The Federal Aviation Administration (FAA) said Sunday it will be stepping up inspections of Boeing 777s that contain the same engine model that failed over Denver this weekend, with some likely to be removed from service.
"After consulting with my team of aviation safety experts about yesterday's engine failure aboard a Boeing 777 airplane in Denver, I have directed them to issue an Emergency Airworthiness Directive that would require immediate or stepped-up inspections of Boeing 777 airplanes equipped with certain Pratt & Whitney PW4000 engines," Steve Dickson, FAA Administrator said in a statement posted on Twitter.
"We reviewed all available safety data following yesterday's incident," he added.
Statement from FAA Administrator Steve Dickson. pic.twitter.com/dGkUYuKNAL— The FAA ✈️ (@FAANews) February 21, 2021
Dickson was referring to an engine malfunction that occurred on a Boeing 777 shortly after it took off from the airport in Denver.
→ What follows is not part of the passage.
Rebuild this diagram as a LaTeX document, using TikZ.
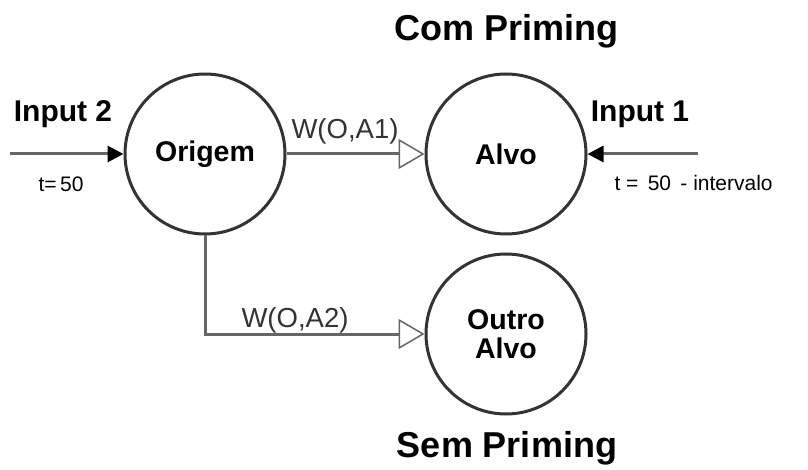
\documentclass[tikz,border=0pt]{standalone}
\usepackage{fontspec}
\setmainfont{Liberation Sans}
\usetikzlibrary{arrows.meta}
\begin{document}
\begin{tikzpicture}[x=1pt,y=-1pt,
  neuron/.style={circle,draw=black!80,line width=3pt,minimum size=160pt,inner sep=0pt,align=center,font=\fontsize{28.5}{33}\selectfont\bfseries},
  link/.style={draw=black!60,line width=3pt,-{Triangle[open,length=26pt,width=30pt,line width=1.5pt]}},
  inp/.style={draw=black!60,line width=3pt,-{Triangle[length=16pt,width=16pt,fill=black,color=black]}},
  title/.style={font=\fontsize{36}{42}\selectfont\bfseries},
  lbl/.style={font=\fontsize{30}{34}\selectfont\bfseries},
  wlbl/.style={font=\fontsize{27.5}{32}\selectfont,text=black!80},
  tlbl/.style={font=\fontsize{21}{26}\selectfont}]
\useasboundingbox (0,0) rectangle (808,470);
\node[neuron] (O) at (205,154) {Origem};
\node[neuron] (A) at (506,154) {Alvo};
\node[neuron] (B) at (506,334) {Outro\\[-4pt]Alvo};
\node[title] (t1) at (507,31) {Com Priming};
\node[title] (t2) at (507,448) {Sem Priming};
\coordinate (i2) at (10,154);
\coordinate (i1) at (698,154);
\coordinate (c) at (205,334);
\draw[inp] (i2) -- (O);
\draw[inp] (i1) -- (A);
\draw[link] (O) -- (A);
\draw[link] (O.south) -- (c) -- (B);
\node[lbl] (n2) at (63,114) {Input 2};
\node[lbl] (n1) at (640,114) {Input 1};
\node[tlbl] (tt2) at (61,184) {t=\,50};
\node[tlbl,anchor=west] (tt1) at (611,183) {t =\, 50\, - intervalo};
\node[wlbl] (w1) at (345,131) {W(O,A1)};
\node[wlbl] (w2) at (295,320) {W(O,A2)};
\end{tikzpicture}
\end{document}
The engine dropped metal debris into a Denver neighborhood, but the flight was able to land safely and no injuries related to the engine failure have been reported.
"Based on the initial information, we concluded that the inspection interval should be stepped up for the hollow fan blades that are unique to this model of engine, used solely on Boeing 777 airplanes," Dickson added. "The FAA is working closely with other civil aviation authorities to make this information available to affected operators in their jurisdictions.”
After Dickson's announcement, CNN reported that United Airlines said it would be removing 24 Boeing 777 airplanes from its fleet that use the Pratt & Whitney PW4000 "immediately."
Delta’s CEO said last year that the airline would be retiring Boeing 777 airplanes from its fleet amid ongoing financial difficulties due to the COVID-19 pandemic. The 777's will be replaced by Airbus 330s and 350-900s, which are more fuel and cost efficient.